Belgium’s late pressure was genuine. In the minutes after Merino’s goal, Aymeric Laporte cleared what was Belgium’s best chance of an equalizer. Lammens made saves in the second half that kept his side in contention before the error cost them. Belgium can leave Los Angeles knowing they competed in this quarterfinal; they will also leave knowing that a goalkeeping change in the final twenty minutes of a match you need to win is a situation that tends to punish the team that changed keepers.

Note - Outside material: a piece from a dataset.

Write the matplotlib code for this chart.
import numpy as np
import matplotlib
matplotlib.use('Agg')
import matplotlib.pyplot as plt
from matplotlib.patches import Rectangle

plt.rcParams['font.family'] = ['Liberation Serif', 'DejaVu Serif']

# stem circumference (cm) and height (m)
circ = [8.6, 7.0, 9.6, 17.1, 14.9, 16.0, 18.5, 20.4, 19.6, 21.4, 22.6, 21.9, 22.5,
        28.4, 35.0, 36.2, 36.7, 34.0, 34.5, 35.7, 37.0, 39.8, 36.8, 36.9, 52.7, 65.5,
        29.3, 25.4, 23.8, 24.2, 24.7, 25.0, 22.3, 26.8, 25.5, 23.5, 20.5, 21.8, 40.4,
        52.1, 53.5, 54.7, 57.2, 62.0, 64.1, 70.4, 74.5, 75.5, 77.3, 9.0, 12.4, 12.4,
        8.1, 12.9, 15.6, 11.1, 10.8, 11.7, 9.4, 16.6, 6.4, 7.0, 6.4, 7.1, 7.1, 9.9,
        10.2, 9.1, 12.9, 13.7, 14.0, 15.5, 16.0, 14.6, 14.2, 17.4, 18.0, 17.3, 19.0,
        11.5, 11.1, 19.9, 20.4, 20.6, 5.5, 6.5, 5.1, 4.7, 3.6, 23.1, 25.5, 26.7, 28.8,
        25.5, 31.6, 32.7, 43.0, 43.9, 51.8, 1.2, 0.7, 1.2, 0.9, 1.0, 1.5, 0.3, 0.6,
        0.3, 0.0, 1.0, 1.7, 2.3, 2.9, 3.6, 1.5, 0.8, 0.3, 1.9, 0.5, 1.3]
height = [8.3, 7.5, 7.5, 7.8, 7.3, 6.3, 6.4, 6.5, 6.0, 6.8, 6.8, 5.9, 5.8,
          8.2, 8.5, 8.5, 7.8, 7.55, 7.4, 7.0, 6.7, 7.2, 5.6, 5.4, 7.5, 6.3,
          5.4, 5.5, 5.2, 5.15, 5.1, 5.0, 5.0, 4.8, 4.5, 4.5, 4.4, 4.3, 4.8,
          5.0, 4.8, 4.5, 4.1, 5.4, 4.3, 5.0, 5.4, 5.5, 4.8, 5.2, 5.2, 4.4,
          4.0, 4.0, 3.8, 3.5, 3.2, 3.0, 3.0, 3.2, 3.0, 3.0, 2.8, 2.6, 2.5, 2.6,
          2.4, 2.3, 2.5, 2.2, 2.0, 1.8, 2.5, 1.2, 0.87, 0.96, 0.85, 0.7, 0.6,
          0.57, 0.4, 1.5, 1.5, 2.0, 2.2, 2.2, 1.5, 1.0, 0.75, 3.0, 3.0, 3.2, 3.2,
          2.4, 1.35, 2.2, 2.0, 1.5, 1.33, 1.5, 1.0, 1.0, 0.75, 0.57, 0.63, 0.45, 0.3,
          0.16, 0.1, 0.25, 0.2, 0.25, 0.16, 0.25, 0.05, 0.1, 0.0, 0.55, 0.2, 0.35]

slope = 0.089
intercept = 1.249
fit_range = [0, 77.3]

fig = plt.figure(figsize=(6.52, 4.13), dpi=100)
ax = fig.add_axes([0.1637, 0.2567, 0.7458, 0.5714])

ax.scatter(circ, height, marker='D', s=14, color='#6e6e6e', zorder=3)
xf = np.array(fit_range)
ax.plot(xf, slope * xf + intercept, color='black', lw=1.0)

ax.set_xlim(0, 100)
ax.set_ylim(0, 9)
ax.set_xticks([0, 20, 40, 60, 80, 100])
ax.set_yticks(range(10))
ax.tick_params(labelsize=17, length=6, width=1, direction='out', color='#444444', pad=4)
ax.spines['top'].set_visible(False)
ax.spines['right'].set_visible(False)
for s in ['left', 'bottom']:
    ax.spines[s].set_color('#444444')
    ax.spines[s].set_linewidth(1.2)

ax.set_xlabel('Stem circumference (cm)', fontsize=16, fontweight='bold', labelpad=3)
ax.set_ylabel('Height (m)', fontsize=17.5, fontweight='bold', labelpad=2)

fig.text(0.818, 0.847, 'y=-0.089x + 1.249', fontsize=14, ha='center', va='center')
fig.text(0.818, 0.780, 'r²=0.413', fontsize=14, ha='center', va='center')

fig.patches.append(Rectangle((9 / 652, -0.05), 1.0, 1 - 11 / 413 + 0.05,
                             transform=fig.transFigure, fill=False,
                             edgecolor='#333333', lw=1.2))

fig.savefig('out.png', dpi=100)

For Kevin De Bruyne, who entered Friday’s match described as possibly playing his final World Cup game, the exit is the close of a tournament career that peaked in 2018 when Belgium reached the semifinal for the first time. The generation of Belgian footballers who promised something extraordinary in Russia never quite found the same level again – not in Qatar, and not in Los Angeles. De Bruyne was involved without being the decisive force the match required of him.

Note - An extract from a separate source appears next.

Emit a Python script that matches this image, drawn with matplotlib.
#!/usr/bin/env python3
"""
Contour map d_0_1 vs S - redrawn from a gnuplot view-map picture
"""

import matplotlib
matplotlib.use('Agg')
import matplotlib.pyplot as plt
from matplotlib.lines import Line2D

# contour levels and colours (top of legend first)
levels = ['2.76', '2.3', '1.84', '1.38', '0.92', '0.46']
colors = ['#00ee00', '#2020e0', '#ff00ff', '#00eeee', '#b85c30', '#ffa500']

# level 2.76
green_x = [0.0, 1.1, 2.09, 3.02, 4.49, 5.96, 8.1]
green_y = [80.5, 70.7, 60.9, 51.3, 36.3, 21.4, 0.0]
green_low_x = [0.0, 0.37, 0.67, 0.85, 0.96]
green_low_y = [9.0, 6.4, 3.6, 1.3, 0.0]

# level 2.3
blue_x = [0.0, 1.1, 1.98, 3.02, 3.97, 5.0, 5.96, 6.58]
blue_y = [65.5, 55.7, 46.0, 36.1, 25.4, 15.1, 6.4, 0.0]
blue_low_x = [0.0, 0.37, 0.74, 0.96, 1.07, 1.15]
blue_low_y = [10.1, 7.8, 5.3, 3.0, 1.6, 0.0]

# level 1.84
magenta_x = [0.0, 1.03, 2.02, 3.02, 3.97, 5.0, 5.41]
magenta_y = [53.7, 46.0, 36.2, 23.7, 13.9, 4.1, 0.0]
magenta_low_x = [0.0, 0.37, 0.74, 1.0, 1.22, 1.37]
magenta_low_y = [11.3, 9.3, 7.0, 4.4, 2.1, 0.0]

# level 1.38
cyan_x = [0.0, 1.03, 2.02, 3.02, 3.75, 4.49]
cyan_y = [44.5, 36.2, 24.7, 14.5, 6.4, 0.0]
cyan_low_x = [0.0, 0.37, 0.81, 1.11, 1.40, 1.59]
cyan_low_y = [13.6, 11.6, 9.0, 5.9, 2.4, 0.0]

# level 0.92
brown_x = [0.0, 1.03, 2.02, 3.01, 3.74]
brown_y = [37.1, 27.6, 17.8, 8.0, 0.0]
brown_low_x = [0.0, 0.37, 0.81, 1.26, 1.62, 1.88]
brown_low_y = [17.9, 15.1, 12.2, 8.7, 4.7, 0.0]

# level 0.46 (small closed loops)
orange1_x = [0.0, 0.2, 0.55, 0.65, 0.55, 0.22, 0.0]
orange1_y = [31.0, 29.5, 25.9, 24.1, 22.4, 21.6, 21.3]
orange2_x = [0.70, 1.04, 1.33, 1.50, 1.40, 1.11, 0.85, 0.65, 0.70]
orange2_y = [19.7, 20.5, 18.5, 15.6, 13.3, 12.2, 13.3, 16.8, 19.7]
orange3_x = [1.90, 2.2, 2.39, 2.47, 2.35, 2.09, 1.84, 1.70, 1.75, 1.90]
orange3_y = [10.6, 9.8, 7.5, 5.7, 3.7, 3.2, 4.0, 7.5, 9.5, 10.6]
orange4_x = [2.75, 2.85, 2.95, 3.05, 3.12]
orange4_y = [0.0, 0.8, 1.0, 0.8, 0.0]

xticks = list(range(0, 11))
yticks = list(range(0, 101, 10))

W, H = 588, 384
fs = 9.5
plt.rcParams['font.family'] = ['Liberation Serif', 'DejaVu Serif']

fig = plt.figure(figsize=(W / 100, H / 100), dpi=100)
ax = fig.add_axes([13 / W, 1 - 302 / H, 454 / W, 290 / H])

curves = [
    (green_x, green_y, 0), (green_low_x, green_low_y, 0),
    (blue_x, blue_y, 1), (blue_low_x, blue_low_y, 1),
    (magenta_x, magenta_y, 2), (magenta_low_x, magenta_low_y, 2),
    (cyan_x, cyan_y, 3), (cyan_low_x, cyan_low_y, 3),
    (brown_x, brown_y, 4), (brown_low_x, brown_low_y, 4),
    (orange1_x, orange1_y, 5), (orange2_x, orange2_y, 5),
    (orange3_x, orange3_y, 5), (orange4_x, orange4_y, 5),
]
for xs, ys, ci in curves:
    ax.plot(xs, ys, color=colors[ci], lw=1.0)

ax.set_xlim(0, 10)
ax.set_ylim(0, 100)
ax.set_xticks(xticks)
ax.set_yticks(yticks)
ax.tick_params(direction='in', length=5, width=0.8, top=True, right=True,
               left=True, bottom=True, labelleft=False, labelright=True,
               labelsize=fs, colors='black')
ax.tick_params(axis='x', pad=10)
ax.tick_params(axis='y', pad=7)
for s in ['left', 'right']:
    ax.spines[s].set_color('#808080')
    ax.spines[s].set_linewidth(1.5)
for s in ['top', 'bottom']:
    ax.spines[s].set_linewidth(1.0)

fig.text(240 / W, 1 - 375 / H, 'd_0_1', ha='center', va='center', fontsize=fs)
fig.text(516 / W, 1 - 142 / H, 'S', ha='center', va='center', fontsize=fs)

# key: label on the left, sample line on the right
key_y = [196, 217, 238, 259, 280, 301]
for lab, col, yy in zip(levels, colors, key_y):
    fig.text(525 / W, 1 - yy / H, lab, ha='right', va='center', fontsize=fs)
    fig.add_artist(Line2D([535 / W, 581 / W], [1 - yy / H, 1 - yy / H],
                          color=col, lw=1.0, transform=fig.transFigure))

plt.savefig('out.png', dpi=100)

Spain’s broader tournament picture is one of near-total dominance with one visible crack now apparent. They have not lost. They have not conceded in six of their seven matches. The high-press, technically fluent football de la Fuente has organized through this World Cup recalls in structure the Spanish sides that dominated European and world football between 2008 and 2012 – though the personnel are different enough that the comparison is more atmospheric than tactical. The squad has been largely healthy. The rotation has been managed. The path to the final now requires only one more result.
France are the opponent. Kylian Mbappe, who scored his eighth tournament goal against Morocco in the quarterfinals, stands one behind Lionel Messi’s all-time World Cup scoring record of 21. France were beaten finalists four years ago and have been consistently near the top of international football for a decade. The Spain-France matchup carries tactical history – the two sides have met in Nations League and European Championship competition in recent years – but a World Cup semifinal introduces stakes that club-season competition does not replicate. As this publication noted before the quarterfinals, France entered the knockout rounds as the team with the widest range of ways to win.
Spain have not been in a World Cup semifinal since 2010, the year they beat Germany and then the Netherlands to win it in Johannesburg. The generation that did it – Xavi, Iniesta, Villa, Casillas – is long gone. What de la Fuente has built is a different Spanish team with the same organizing principle: technical quality used in service of an idea about how football should be played. Whether that idea is enough for France in Dallas, on Tuesday, is the question that now matters most.